Losing interest in disaster

SUBHEAD: Peak oil is dead (and global warming doesn't feel so well, either).

By Ugo Bardi on 14 December 2012 for Cassandra's Legacy -

Image above: Illustration of "Indifferencc"  by Waikiki resident Kate Owhl. From (http://owhl.deviantart.com/art/Indifference-294154627).

Interest in peak oil seem to have died out nearly completely during the past few years. Something similar seems to be happening for climate change. Of course, the fact that people are not interested in Google-clicking on some concept doesn't mean that the concept is wrong or it is nothing to be worried about. It only means that people are so worried about their everyday troubles that they don't have time and willingness to worry about issues that seem to be not an immediate concern.

I understood that something was wrong when I went to give a look to the stats of the Italian version of my blog; "Effetto Cassandra". That blog had been having a remarkable success; at least for a blog that deals with scientific matters. In a few years, it had climbed up to third place among Italian scientific blogs according to "ebuzzing" - not bad at all! And then, during the past few months, the ratings of Effetto Cassandra had been sliding down, until it was below the 100th position. What was I doing wrong with my posts?

It took me some time to find an explanation - I can't say it is the only one, but it makes sense. It is not my fault if Cassandra's ratings have been going down. ALL blogs dealing with climate change and peak oil seem to be losing ground - that includes even denialist blogs! At least, in this we have something in common.

People just seem to be losing interest in everything related with climate change and depletion. I would never have expected that: just now that evidence is accumulating for rapid changes both about depletion and about climate change. Come on, don't you see the writing on the wall? High prices of all mineral commodities, droughts, wildfires, hurricanes and assorted disasters! How come that people can't connect the dots?

And yet, that is what is happening. You find the explanation in an article by Andy Revkin about the public perception of Hurricane Sandy.
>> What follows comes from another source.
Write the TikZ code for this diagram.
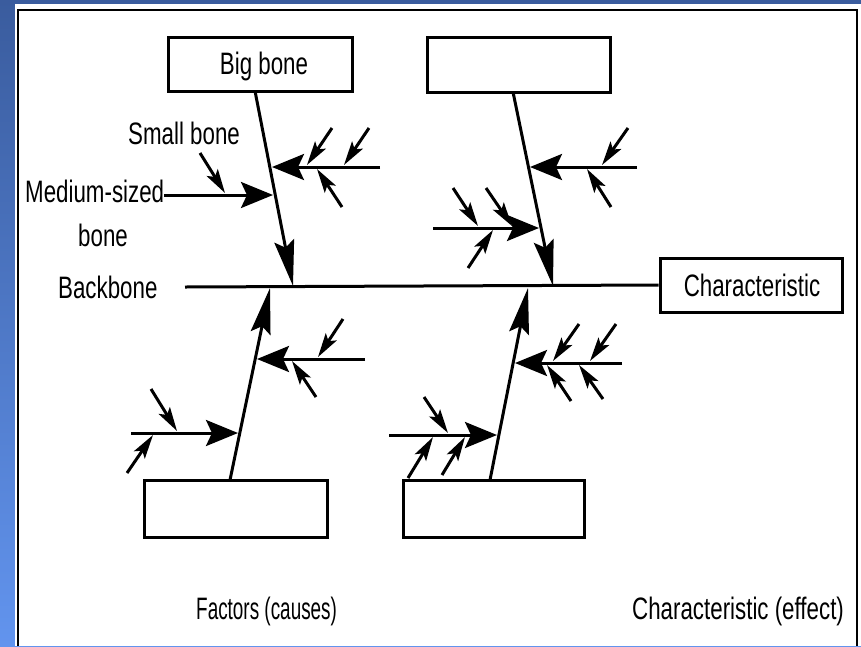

Citing George Marshall, it says;

"Disasters can reinforce social networks and with them established norms and worldviews". 

In other words, when people face immediate difficulties, they tend to emphasize short term solutions and have no time to worry about the ultimate reasons of what's befalling on them.

The article by Revkin makes for some sobering reading because it says, basically, that the worse things will get, the less people will care about fixing the reasons of the troubles. Unfortunately, it seems that this is exactly what's happening now with peak oil and climate change.

So, if people don't care about the real reasons of the troubles we are having, what are they clicking on google? Well, here is an example: "chemtrails" seem to be much more interesting than peak oil.



Dharma Sanctuary said...

climate change is mostly a political phenomenon. the science that supports it is cloudy. all the planets in the solar system are going through major changes, as is Earth. Peak oil is a concern, but it will take many years for it to translate into a full blown crisis. presently we are faced with an immanent financial collapse, and a rogue government that wants to kill off the populace. these are more important things to pay attention to. it is just a matter of priorities. don't take it personal.

Gelfling said...

Dharma- There are some folks who don't believe in science at all, and i think it's important to respect folks's beliefs. However if you are a believer in science i think you can look at the research data yourself and make a determination. i don't think you will see that the data is at all unclear. Additionally- no matter what the cause of the change, such a drastic change will have drastic effects on our cities.

The argument here for immediate concerns seems reasonable, but there may be additional causes. I think at some point the bulk of people learn about a topic and then it becomes popular as the phrase goes into the mainstream. After that some people decide that they are unwilling to change their behavior, and some people don't feel like they can do anything to help. Both of those groups may stop reading. There is also a lot of talk of economic recovery in the US, and so do less 'worried googling' and i wonder if that might play into it. Although maybe not, for the readers of Effetto Cassandra may not care much about US 'recoveries'.